Directions for this task. Only the span from the line containing "Emit a Python" down to the line containing "ref_mass = 340" is to be printed, exactly and inclusively, with pictures omitted.

[Start Data supplied]

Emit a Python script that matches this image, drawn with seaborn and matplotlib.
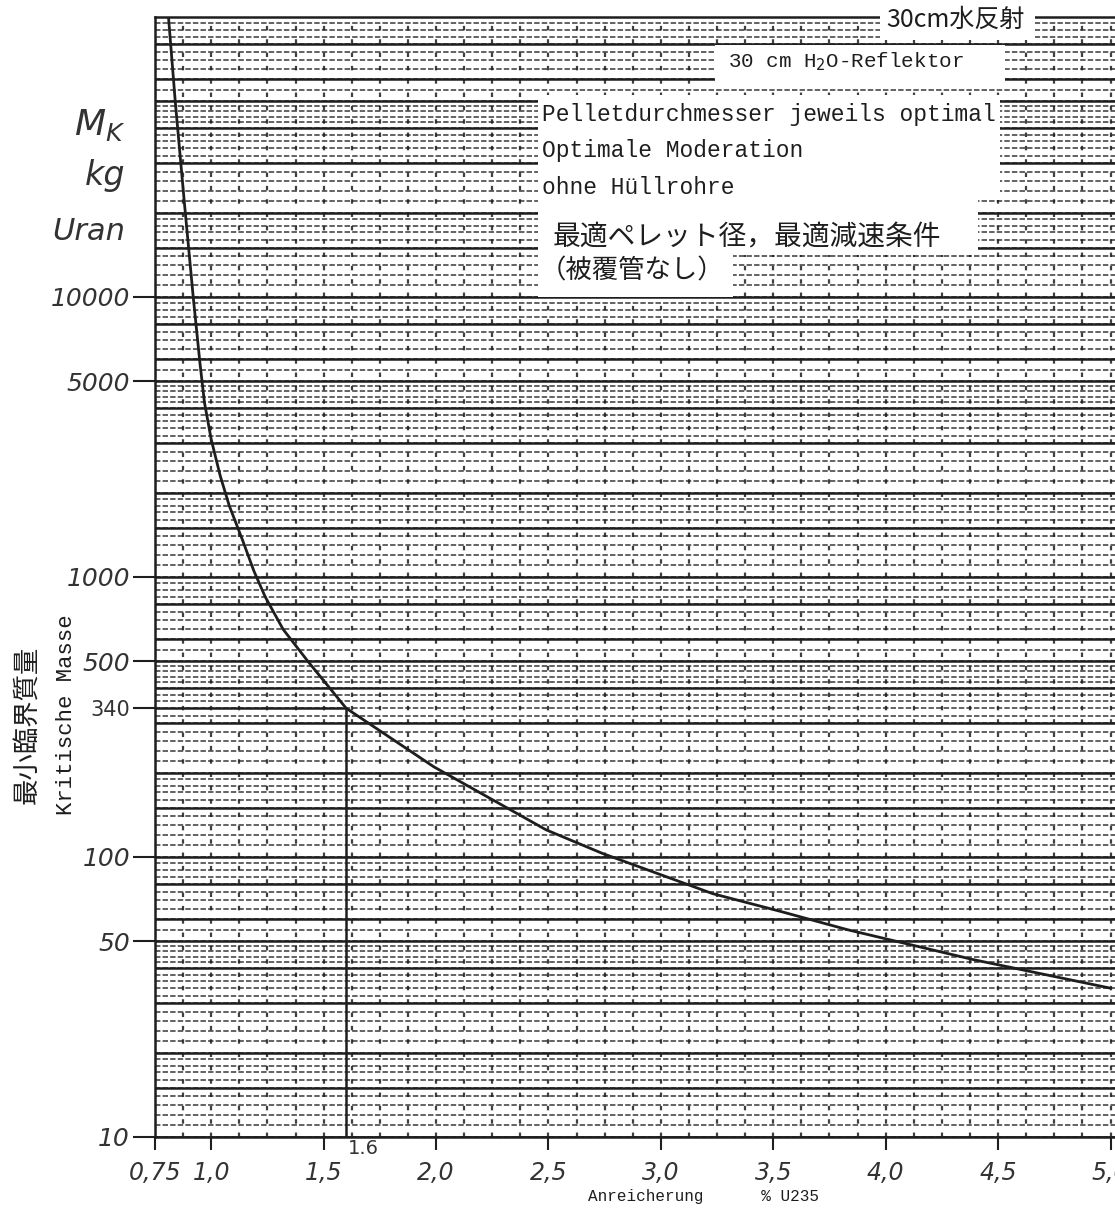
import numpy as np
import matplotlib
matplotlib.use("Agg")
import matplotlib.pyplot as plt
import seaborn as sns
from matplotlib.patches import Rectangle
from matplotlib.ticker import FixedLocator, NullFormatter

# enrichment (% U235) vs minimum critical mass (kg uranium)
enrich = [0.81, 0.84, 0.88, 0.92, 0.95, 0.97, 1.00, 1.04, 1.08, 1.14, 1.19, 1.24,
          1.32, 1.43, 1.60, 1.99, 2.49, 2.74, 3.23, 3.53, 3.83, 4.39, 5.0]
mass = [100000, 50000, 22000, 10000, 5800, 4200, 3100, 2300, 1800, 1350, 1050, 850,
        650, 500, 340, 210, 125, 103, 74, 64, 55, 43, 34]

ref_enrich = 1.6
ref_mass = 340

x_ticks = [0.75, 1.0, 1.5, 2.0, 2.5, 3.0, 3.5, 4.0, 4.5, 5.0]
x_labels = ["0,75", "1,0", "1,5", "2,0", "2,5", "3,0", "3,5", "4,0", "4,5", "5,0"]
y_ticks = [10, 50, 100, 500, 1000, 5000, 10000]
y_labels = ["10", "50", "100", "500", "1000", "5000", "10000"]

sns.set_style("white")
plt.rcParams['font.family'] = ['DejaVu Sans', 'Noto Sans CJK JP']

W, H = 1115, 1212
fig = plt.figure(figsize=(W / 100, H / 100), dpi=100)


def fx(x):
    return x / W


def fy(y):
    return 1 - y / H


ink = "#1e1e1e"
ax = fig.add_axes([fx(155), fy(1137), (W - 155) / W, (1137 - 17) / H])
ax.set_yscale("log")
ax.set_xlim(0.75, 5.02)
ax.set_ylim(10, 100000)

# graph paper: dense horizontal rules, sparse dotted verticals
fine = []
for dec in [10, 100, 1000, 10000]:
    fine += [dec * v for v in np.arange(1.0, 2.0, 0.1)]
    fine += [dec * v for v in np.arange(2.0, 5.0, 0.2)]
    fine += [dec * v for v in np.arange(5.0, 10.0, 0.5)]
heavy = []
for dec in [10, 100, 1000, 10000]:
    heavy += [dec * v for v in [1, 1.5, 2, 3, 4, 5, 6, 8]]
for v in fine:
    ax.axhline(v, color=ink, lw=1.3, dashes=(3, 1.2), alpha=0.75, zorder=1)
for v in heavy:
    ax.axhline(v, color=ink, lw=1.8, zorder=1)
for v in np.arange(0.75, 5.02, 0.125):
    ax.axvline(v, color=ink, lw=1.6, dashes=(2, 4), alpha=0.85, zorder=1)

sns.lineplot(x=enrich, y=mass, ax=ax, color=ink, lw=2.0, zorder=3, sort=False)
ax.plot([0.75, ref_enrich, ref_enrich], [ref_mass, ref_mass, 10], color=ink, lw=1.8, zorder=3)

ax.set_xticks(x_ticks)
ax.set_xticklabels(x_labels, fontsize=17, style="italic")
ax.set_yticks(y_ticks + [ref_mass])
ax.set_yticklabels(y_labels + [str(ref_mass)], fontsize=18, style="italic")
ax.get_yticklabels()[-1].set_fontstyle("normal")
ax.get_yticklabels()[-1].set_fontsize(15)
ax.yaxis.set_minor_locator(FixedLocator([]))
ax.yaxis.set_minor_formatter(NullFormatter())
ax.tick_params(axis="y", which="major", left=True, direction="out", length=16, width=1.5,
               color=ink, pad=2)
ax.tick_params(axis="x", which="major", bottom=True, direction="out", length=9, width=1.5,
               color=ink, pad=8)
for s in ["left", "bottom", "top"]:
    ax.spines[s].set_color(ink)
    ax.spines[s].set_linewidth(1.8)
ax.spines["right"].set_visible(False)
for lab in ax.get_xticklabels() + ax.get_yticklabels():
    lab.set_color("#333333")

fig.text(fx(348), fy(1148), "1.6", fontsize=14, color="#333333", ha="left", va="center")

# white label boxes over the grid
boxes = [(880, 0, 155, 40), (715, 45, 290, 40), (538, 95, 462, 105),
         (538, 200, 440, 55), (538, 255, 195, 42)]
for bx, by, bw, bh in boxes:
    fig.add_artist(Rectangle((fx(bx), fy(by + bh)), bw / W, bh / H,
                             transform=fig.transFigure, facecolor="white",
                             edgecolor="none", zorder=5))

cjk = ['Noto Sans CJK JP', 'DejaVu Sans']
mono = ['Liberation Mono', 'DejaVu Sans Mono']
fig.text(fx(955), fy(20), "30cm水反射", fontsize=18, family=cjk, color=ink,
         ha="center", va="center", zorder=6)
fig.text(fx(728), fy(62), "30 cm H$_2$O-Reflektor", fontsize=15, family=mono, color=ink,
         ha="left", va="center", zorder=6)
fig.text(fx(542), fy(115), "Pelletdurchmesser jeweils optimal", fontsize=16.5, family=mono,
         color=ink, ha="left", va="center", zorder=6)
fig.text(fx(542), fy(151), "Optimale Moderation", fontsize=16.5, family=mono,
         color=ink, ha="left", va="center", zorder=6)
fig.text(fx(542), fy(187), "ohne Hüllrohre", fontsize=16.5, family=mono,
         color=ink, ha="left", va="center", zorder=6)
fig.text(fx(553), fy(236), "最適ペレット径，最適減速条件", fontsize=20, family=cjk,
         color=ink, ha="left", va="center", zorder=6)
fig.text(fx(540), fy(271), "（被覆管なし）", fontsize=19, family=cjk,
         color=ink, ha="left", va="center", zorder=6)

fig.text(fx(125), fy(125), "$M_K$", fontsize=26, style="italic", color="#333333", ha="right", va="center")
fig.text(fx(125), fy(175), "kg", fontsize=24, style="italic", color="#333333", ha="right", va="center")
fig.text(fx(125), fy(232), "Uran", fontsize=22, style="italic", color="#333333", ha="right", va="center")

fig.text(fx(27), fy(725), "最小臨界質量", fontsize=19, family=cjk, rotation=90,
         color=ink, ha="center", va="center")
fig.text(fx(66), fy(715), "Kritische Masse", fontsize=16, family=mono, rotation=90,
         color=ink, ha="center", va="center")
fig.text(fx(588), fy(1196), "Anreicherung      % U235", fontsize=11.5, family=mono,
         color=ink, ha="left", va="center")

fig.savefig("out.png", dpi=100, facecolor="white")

[End Data supplied]
[Start Data supplied]

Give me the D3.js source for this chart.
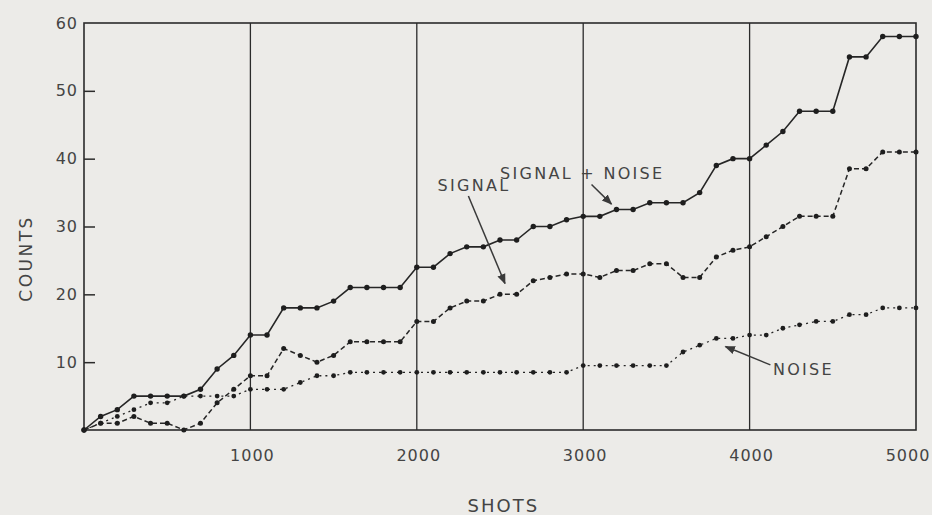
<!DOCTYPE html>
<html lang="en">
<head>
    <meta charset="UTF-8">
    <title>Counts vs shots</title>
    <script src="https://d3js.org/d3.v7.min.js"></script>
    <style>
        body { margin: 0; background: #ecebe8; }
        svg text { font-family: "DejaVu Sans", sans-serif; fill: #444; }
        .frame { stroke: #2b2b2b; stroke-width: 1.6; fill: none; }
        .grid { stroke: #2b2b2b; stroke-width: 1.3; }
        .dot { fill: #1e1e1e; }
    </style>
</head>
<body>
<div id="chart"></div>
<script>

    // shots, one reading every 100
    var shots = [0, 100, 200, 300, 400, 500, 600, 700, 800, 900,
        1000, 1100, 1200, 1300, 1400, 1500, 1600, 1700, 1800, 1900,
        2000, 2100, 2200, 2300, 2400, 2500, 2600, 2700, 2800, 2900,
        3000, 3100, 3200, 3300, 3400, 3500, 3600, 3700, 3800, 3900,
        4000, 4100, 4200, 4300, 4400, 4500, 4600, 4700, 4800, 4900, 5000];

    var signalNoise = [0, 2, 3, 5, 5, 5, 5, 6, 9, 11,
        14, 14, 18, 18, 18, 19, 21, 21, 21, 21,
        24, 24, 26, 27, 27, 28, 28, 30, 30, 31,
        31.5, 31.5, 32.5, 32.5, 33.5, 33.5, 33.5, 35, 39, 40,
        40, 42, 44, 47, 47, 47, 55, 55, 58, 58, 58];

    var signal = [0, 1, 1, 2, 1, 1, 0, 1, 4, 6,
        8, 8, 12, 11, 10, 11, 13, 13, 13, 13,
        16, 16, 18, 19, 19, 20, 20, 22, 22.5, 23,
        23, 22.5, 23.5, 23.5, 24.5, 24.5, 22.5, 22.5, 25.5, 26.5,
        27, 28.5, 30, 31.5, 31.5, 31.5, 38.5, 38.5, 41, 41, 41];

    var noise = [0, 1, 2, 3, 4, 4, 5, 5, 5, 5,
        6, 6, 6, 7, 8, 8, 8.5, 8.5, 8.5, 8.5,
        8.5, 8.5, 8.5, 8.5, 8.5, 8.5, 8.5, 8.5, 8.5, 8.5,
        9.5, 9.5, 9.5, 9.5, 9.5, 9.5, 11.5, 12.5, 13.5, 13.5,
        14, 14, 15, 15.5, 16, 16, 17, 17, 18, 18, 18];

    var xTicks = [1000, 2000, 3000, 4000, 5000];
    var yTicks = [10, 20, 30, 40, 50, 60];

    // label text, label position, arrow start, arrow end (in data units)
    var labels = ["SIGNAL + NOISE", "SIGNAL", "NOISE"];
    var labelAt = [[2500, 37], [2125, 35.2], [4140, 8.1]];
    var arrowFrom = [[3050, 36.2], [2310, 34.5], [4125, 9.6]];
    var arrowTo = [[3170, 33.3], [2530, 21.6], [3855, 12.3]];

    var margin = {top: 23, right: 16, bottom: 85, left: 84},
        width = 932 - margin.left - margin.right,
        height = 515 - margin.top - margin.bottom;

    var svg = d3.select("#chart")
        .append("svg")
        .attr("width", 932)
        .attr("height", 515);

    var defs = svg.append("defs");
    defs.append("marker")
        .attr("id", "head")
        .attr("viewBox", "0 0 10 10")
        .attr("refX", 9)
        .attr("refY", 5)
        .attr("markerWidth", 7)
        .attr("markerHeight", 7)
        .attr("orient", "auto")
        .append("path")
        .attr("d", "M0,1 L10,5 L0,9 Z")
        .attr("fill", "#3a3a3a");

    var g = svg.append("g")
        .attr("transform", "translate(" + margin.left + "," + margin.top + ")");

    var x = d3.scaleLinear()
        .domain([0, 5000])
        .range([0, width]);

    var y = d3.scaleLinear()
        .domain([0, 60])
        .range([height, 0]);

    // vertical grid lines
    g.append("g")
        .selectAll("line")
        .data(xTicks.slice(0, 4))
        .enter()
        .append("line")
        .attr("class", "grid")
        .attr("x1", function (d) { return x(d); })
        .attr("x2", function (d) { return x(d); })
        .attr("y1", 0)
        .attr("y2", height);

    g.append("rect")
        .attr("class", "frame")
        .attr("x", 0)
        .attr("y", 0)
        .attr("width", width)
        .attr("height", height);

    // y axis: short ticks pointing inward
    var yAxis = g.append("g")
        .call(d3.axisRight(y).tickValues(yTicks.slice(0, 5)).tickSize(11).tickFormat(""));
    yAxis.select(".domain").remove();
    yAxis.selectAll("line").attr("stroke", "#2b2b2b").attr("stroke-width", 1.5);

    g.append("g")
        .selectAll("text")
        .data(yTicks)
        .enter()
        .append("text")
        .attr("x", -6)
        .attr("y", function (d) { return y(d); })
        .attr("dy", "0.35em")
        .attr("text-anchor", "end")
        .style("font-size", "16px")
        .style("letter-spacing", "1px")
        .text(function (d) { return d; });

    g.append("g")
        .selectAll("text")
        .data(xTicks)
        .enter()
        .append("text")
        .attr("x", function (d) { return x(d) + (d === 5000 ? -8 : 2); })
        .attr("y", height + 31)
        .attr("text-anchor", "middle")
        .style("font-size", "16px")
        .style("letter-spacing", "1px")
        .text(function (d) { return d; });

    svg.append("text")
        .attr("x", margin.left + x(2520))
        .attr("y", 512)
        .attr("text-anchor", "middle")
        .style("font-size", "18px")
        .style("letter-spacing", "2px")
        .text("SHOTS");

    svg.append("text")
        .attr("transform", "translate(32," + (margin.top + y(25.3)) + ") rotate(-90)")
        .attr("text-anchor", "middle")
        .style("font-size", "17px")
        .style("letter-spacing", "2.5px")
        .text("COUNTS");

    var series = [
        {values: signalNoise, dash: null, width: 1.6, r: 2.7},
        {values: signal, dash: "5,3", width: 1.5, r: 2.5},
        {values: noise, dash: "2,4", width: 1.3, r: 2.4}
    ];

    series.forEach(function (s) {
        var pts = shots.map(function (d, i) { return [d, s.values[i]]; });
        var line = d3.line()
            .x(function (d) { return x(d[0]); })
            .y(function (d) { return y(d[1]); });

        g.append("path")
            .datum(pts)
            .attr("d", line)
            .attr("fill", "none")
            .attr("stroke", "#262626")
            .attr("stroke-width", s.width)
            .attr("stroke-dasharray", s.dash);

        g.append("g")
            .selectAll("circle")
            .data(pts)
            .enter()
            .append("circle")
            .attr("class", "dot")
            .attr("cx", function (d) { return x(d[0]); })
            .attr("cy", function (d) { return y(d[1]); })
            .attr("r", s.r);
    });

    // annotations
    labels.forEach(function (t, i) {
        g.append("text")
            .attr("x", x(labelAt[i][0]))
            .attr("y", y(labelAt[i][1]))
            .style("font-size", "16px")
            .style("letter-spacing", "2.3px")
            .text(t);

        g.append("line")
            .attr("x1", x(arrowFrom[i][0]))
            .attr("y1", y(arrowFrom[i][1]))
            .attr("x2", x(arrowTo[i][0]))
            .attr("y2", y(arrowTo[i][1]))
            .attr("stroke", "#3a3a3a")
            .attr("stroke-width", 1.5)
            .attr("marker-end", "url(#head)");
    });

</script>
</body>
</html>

[End Data supplied]
[Start Data supplied]

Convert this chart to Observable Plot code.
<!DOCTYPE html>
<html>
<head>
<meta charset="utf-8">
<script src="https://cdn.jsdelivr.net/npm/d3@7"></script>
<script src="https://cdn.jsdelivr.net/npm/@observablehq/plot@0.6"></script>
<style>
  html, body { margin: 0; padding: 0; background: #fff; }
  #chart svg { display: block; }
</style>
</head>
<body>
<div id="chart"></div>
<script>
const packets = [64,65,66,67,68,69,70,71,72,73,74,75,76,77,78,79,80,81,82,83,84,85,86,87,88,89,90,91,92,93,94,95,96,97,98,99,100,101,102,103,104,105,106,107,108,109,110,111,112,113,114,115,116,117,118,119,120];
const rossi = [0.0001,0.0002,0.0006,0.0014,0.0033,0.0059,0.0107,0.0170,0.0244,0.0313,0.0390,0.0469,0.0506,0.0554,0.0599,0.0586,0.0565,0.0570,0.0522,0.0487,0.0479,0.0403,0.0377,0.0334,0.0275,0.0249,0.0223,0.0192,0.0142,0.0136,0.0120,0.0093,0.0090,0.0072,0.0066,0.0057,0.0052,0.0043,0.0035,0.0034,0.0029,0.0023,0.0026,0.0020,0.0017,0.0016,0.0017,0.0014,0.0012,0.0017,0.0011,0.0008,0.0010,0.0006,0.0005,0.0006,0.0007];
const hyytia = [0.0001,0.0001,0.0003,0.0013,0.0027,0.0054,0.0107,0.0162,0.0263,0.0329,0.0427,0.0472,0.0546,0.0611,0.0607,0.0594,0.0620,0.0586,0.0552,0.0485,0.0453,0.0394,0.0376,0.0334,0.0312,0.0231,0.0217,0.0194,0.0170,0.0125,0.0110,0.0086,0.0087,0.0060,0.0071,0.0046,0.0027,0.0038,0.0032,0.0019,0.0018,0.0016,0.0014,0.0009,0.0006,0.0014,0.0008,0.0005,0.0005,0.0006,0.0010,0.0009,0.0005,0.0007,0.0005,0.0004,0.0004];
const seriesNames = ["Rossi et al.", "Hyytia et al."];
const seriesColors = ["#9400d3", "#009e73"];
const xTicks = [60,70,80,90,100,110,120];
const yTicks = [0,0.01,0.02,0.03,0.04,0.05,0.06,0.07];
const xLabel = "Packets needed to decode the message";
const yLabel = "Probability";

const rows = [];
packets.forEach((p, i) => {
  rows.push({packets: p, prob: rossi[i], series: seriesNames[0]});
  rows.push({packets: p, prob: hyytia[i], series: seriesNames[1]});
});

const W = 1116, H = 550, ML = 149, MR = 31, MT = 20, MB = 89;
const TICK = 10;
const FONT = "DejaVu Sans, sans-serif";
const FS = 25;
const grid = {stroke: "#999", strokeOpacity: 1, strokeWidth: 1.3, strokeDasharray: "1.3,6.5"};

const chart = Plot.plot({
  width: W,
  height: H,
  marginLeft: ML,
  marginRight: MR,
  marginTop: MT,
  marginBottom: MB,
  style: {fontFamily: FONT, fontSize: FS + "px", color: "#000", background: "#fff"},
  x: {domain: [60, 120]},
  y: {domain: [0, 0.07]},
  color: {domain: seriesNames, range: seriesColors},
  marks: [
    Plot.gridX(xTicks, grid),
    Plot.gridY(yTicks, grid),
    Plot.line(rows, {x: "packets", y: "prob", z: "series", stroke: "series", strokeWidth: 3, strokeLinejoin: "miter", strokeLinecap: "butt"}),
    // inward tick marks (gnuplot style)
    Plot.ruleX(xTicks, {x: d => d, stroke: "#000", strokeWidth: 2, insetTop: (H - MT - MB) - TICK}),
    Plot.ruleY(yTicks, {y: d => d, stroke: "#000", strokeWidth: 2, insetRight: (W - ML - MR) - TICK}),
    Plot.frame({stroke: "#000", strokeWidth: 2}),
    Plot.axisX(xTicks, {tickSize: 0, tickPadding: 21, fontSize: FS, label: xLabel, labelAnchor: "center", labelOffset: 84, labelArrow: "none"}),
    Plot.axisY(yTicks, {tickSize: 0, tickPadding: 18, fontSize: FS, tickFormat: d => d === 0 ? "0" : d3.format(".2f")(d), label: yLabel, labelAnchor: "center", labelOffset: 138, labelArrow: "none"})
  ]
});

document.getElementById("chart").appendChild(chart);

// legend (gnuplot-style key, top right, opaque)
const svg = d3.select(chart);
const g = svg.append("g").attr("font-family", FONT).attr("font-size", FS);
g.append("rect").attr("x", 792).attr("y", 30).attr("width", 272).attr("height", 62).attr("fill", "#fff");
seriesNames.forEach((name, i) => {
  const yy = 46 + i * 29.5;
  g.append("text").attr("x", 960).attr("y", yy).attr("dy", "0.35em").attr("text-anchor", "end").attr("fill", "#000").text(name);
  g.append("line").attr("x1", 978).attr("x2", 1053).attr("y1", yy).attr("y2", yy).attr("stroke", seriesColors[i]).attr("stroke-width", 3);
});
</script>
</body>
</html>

[End Data supplied]

Written response.
Emit a Python script that matches this image, drawn with seaborn and matplotlib.
import numpy as np
import matplotlib
matplotlib.use("Agg")
import matplotlib.pyplot as plt
import seaborn as sns
from matplotlib.patches import Rectangle
from matplotlib.ticker import FixedLocator, NullFormatter

# enrichment (% U235) vs minimum critical mass (kg uranium)
enrich = [0.81, 0.84, 0.88, 0.92, 0.95, 0.97, 1.00, 1.04, 1.08, 1.14, 1.19, 1.24,
          1.32, 1.43, 1.60, 1.99, 2.49, 2.74, 3.23, 3.53, 3.83, 4.39, 5.0]
mass = [100000, 50000, 22000, 10000, 5800, 4200, 3100, 2300, 1800, 1350, 1050, 850,
        650, 500, 340, 210, 125, 103, 74, 64, 55, 43, 34]

ref_enrich = 1.6
ref_mass = 340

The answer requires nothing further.